The leader of Change UK, Heidi Allen, has said her party could merge with with the Liberal Democrats, appearing to put her at odds with Chuka Umunna.
On Saturday, Umunna, a Change UK MP and spokesman, said the Independent Group should form a pact not to stand against Lib Dems in the next general election.
But Allen, who left the Conservatives to join two other breakaway Conservative and Labour MPs to form the pro-remain group, said she would go “one step further”.
Speaking to BBC Radio 5 Live, she said: “I would like us to be in the same vehicle.” Asked if she meant the same party, Allen replied: “Yeah, probably, I don’t know.

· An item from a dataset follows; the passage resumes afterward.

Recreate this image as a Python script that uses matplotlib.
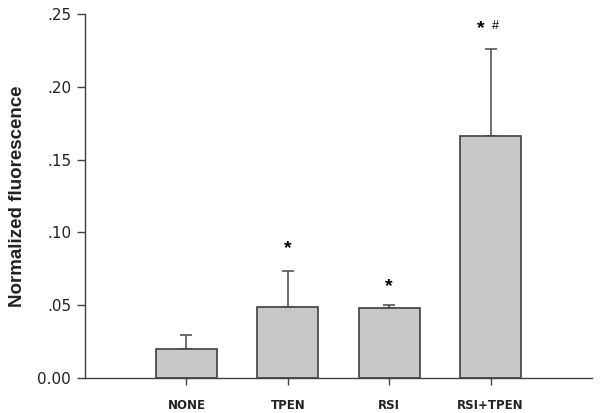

This partisan thing completely passes me by and when I look across Europe, they seem to do pretty well with coalitions.
“I don’t know what the format will be, but will we be singing from the same hymn sheet? I would hope as a collective, let’s call us a collective, somewhere in the middle with other likeminded colleagues. I don’t think it’s sensible to be too prescriptive at the moment.”
Allen said to be a “real insurgent force”, the alliance needed to be “brand new” rather than a larger Liberal Democrat party.
Last week, she admitted she had threatened to quit in an internal row over tactical voting to maximise the pro-remain challenge to Nigel Farage’s Brexit party.
But on Sunday she indicated all MPs within the party were moving towards a closer relationship with the Liberal Democrats.
“I think we are sensible enough to know we can’t do it on our own,” she said. “Are we at different stages on the continuum? Of course we are, because everybody’s different. “But do we all agree that the long goal is something centrist together? Then, yes, we are all on that same path.”
Allen said she believed more Tory MPs could desert the party if Boris Johnson became prime minster, while Labour MPs may also defect if Jeremy Corbyn continued to refuse to commit to a second referendum.
Umunna said on Saturday he thought a pact with the Liberal Democrats would be “sensible”, adding: “I personally don’t think we should be competing at a general election.” He cited a pact that the then Liberal party held with the Social Democrats in the 1980s.
On Sunday, ahead of the European election results, Umunna thanked party workers but appeared to accept Change UK was facing humiliation in the polls. “Whatever the results are tonight everyone can be proud,” he said in a video message to the party’s supporters.